Work required:
Copy out the data exactly, leaving the pictures behind.

-=-=-=-=-

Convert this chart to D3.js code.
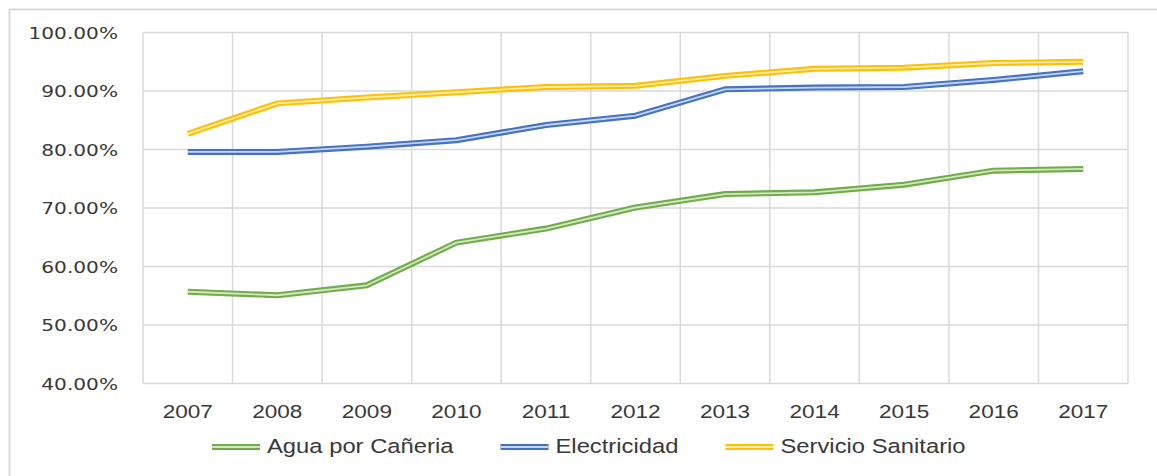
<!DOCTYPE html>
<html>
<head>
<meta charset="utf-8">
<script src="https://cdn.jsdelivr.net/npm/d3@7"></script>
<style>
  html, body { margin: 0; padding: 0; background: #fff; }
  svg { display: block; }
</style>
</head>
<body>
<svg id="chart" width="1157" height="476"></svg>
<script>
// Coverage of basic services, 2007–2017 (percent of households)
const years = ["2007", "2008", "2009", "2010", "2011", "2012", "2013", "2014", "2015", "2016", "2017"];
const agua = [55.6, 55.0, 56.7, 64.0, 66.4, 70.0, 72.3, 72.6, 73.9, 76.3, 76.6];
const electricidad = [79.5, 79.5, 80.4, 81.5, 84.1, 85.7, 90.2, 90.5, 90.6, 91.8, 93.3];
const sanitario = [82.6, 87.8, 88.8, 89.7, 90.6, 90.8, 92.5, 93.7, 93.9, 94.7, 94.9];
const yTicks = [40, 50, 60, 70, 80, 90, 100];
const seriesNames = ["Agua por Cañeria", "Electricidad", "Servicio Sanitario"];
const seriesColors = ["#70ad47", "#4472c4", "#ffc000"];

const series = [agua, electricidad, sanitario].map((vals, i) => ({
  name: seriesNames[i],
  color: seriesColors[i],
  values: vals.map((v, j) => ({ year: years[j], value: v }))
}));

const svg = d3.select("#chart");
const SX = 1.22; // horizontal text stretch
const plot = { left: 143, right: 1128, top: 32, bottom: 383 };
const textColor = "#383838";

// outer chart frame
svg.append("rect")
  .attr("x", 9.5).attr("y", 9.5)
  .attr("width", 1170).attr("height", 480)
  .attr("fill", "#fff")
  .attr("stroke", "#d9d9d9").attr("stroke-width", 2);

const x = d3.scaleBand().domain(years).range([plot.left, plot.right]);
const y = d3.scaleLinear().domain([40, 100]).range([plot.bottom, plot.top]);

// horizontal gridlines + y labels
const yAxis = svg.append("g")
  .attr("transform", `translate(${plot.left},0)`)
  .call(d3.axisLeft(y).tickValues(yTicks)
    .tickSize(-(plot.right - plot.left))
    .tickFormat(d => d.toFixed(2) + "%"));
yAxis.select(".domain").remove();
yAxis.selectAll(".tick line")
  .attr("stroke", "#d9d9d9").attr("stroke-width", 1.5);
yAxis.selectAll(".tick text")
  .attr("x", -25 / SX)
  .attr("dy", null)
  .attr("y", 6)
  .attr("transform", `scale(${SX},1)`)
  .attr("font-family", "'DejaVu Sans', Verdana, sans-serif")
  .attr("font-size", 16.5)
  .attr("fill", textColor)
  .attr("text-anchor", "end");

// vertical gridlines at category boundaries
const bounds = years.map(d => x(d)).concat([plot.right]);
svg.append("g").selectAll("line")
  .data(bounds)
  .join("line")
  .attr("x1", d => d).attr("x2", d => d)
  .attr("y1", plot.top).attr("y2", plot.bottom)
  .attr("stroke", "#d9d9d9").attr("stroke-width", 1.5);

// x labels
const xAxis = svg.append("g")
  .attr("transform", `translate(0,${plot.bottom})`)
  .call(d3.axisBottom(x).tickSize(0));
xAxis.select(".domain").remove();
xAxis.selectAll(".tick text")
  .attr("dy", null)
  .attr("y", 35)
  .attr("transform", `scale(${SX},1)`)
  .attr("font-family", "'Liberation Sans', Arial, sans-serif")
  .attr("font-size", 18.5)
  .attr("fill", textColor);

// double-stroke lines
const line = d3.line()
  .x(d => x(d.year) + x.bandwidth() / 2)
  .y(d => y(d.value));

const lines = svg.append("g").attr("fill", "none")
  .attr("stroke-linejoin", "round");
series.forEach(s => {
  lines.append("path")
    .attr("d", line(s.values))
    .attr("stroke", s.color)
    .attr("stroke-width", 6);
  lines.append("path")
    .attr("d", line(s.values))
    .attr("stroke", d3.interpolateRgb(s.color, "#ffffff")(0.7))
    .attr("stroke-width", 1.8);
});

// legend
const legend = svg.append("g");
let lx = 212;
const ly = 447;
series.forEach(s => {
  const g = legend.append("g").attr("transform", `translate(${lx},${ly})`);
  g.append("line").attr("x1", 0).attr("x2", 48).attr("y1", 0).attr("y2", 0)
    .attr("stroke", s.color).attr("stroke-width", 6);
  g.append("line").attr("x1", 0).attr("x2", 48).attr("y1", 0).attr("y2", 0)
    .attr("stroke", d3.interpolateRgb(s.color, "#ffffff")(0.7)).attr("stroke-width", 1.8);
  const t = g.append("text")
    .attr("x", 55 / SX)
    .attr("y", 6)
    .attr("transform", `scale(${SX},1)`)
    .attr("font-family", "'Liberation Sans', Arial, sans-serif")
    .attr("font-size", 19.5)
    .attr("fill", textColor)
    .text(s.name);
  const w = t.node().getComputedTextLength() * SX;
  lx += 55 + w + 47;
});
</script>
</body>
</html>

-=-=-=-=-

Task result:
Convert this chart to D3.js code.
<!DOCTYPE html>
<html>
<head>
<meta charset="utf-8">
<script src="https://cdn.jsdelivr.net/npm/d3@7"></script>
<style>
  html, body { margin: 0; padding: 0; background: #fff; }
  svg { display: block; }
</style>
</head>
<body>
<svg id="chart" width="1157" height="476"></svg>
<script>
// Coverage of basic services, 2007–2017 (percent of households)
const years = ["2007", "2008", "2009", "2010", "2011", "2012", "2013", "2014", "2015", "2016", "2017"];
const agua = [55.6, 55.0, 56.7, 64.0, 66.4, 70.0, 72.3, 72.6, 73.9, 76.3, 76.6];
const electricidad = [79.5, 79.5, 80.4, 81.5, 84.1, 85.7, 90.2, 90.5, 90.6, 91.8, 93.3];
const sanitario = [82.6, 87.8, 88.8, 89.7, 90.6, 90.8, 92.5, 93.7, 93.9, 94.7, 94.9];
const yTicks = [40, 50, 60, 70, 80, 90, 100];
const seriesNames = ["Agua por Cañeria", "Electricidad", "Servicio Sanitario"];
const seriesColors = ["#70ad47", "#4472c4", "#ffc000"];

const series = [agua, electricidad, sanitario].map((vals, i) => ({
  name: seriesNames[i],
  color: seriesColors[i],
  values: vals.map((v, j) => ({ year: years[j], value: v }))
}));

const svg = d3.select("#chart");
const SX = 1.22; // horizontal text stretch
const plot = { left: 143, right: 1128, top: 32, bottom: 383 };
const textColor = "#383838";

// outer chart frame
svg.append("rect")
  .attr("x", 9.5).attr("y", 9.5)
  .attr("width", 1170).attr("height", 480)
  .attr("fill", "#fff")
  .attr("stroke", "#d9d9d9").attr("stroke-width", 2);

const x = d3.scaleBand().domain(years).range([plot.left, plot.right]);
const y = d3.scaleLinear().domain([40, 100]).range([plot.bottom, plot.top]);

// horizontal gridlines + y labels
const yAxis = svg.append("g")
  .attr("transform", `translate(${plot.left},0)`)
  .call(d3.axisLeft(y).tickValues(yTicks)
    .tickSize(-(plot.right - plot.left))
    .tickFormat(d => d.toFixed(2) + "%"));
yAxis.select(".domain").remove();
yAxis.selectAll(".tick line")
  .attr("stroke", "#d9d9d9").attr("stroke-width", 1.5);
yAxis.selectAll(".tick text")
  .attr("x", -25 / SX)
  .attr("dy", null)
  .attr("y", 6)
  .attr("transform", `scale(${SX},1)`)
  .attr("font-family", "'DejaVu Sans', Verdana, sans-serif")
  .attr("font-size", 16.5)
  .attr("fill", textColor)
  .attr("text-anchor", "end");

// vertical gridlines at category boundaries
const bounds = years.map(d => x(d)).concat([plot.right]);
svg.append("g").selectAll("line")
  .data(bounds)
  .join("line")
  .attr("x1", d => d).attr("x2", d => d)
  .attr("y1", plot.top).attr("y2", plot.bottom)
  .attr("stroke", "#d9d9d9").attr("stroke-width", 1.5);

// x labels
const xAxis = svg.append("g")
  .attr("transform", `translate(0,${plot.bottom})`)
  .call(d3.axisBottom(x).tickSize(0));
xAxis.select(".domain").remove();
xAxis.selectAll(".tick text")
  .attr("dy", null)
  .attr("y", 35)
  .attr("transform", `scale(${SX},1)`)
  .attr("font-family", "'Liberation Sans', Arial, sans-serif")
  .attr("font-size", 18.5)
  .attr("fill", textColor);

// double-stroke lines
const line = d3.line()
  .x(d => x(d.year) + x.bandwidth() / 2)
  .y(d => y(d.value));

const lines = svg.append("g").attr("fill", "none")
  .attr("stroke-linejoin", "round");
series.forEach(s => {
  lines.append("path")
    .attr("d", line(s.values))
    .attr("stroke", s.color)
    .attr("stroke-width", 6);
  lines.append("path")
    .attr("d", line(s.values))
    .attr("stroke", d3.interpolateRgb(s.color, "#ffffff")(0.7))
    .attr("stroke-width", 1.8);
});

// legend
const legend = svg.append("g");
let lx = 212;
const ly = 447;
series.forEach(s => {
  const g = legend.append("g").attr("transform", `translate(${lx},${ly})`);
  g.append("line").attr("x1", 0).attr("x2", 48).attr("y1", 0).attr("y2", 0)
    .attr("stroke", s.color).attr("stroke-width", 6);
  g.append("line").attr("x1", 0).attr("x2", 48).attr("y1", 0).attr("y2", 0)
    .attr("stroke", d3.interpolateRgb(s.color, "#ffffff")(0.7)).attr("stroke-width", 1.8);
  const t = g.append("text")
    .attr("x", 55 / SX)
    .attr("y", 6)
    .attr("transform", `scale(${SX},1)`)
    .attr("font-family", "'Liberation Sans', Arial, sans-serif")
    .attr("font-size", 19.5)
    .attr("fill", textColor)
    .text(s.name);
  const w = t.node().getComputedTextLength() * SX;
  lx += 55 + w + 47;
});
</script>
</body>
</html>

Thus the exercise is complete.